La CES avance les solides arguments suivants pour insister sur un dialogue plus étroit avec les associations d'employeurs:

 

u)    L'ampleur du phénomène des négociations transnationales n'est pas marginale. Le nombre d'entreprises multinationales bien ancrées dans plusieurs d'états membres, justifiant l'existence d'un AET, est estimé à 1.000, dont près de 130 ont déjà un AET. Les AET couvrent quelque 10 millions de travailleurs dans le monde et près de deux millions en Europe.

 

v)    Cela concerne tous les Etats membres. La localisation géographique des AET est associée à tort au siège des entreprises multinationales qui ont signé les accords. Ils sont principalement situés en France et en Allemagne, qui sont les deux pays (conjointement avec le Royaume-Uni) dans lesquels les entreprises multinationales ont établi le plus grand nombre de sièges. Cependant, les AET couvrent - et sont mis en œuvre dans - tous les pays de l'UE.

 

Les expériences passées montrent qu'un cadre juridique optionnel peut avoir un puissant rôle promotionnel à jouer. A titre d'exemple, la directive 94/45 a mis en place un cadre de négociations afin de parvenir à un accord sur les règles d'information et de consultation des salariés au plan transnational.
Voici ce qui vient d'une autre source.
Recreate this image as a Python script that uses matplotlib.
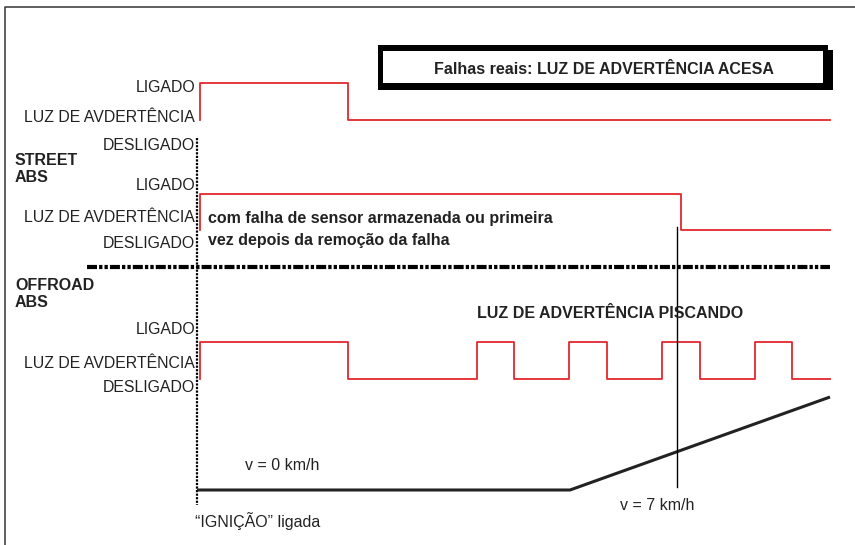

Les règles de négociation figurant dans la directive CEE étaient assez flexibles et optionnelles (y compris l'option de ne pas créer un CEE). Avant l'adoption de la directive CEE, seule une poignée de pionniers avaient l'expérience des négociations en matière de signature d'accords relatifs à l'exercice des droits d'information et de consultation au plan transnational. Deux ans après l'adoption, 350 entreprises ont déjà signé un accord et, aujourd'hui, plus de mille accords ont été signés afin d'introduire les droits d'information et de consultation transnationales des salariés dans les entreprises multinationales.

 

Le rôle promotionnel d'un cadre juridique communautaire, présentant les mêmes caractéristiques de flexibilité et d'optionalité, peut multiplier le nombre d'accords, en diffusant les meilleures pratiques et en améliorant la mise en œuvre des AET existants.

 

Pour ces raisons, la CES soutiendra les FSE afin de tenter d'ouvrir un dialogue avec leurs homologues au plan sectoriel.

 

En outre, afin d'améliorer le dialogue social sur ce sujet, la CES envisage de lancer un projet, éventuellement en partenariat avec les associations d'employeurs, à financer dans le cadre de la ligne budgétaire “Information, consultation et participation des représentants d'entreprises”.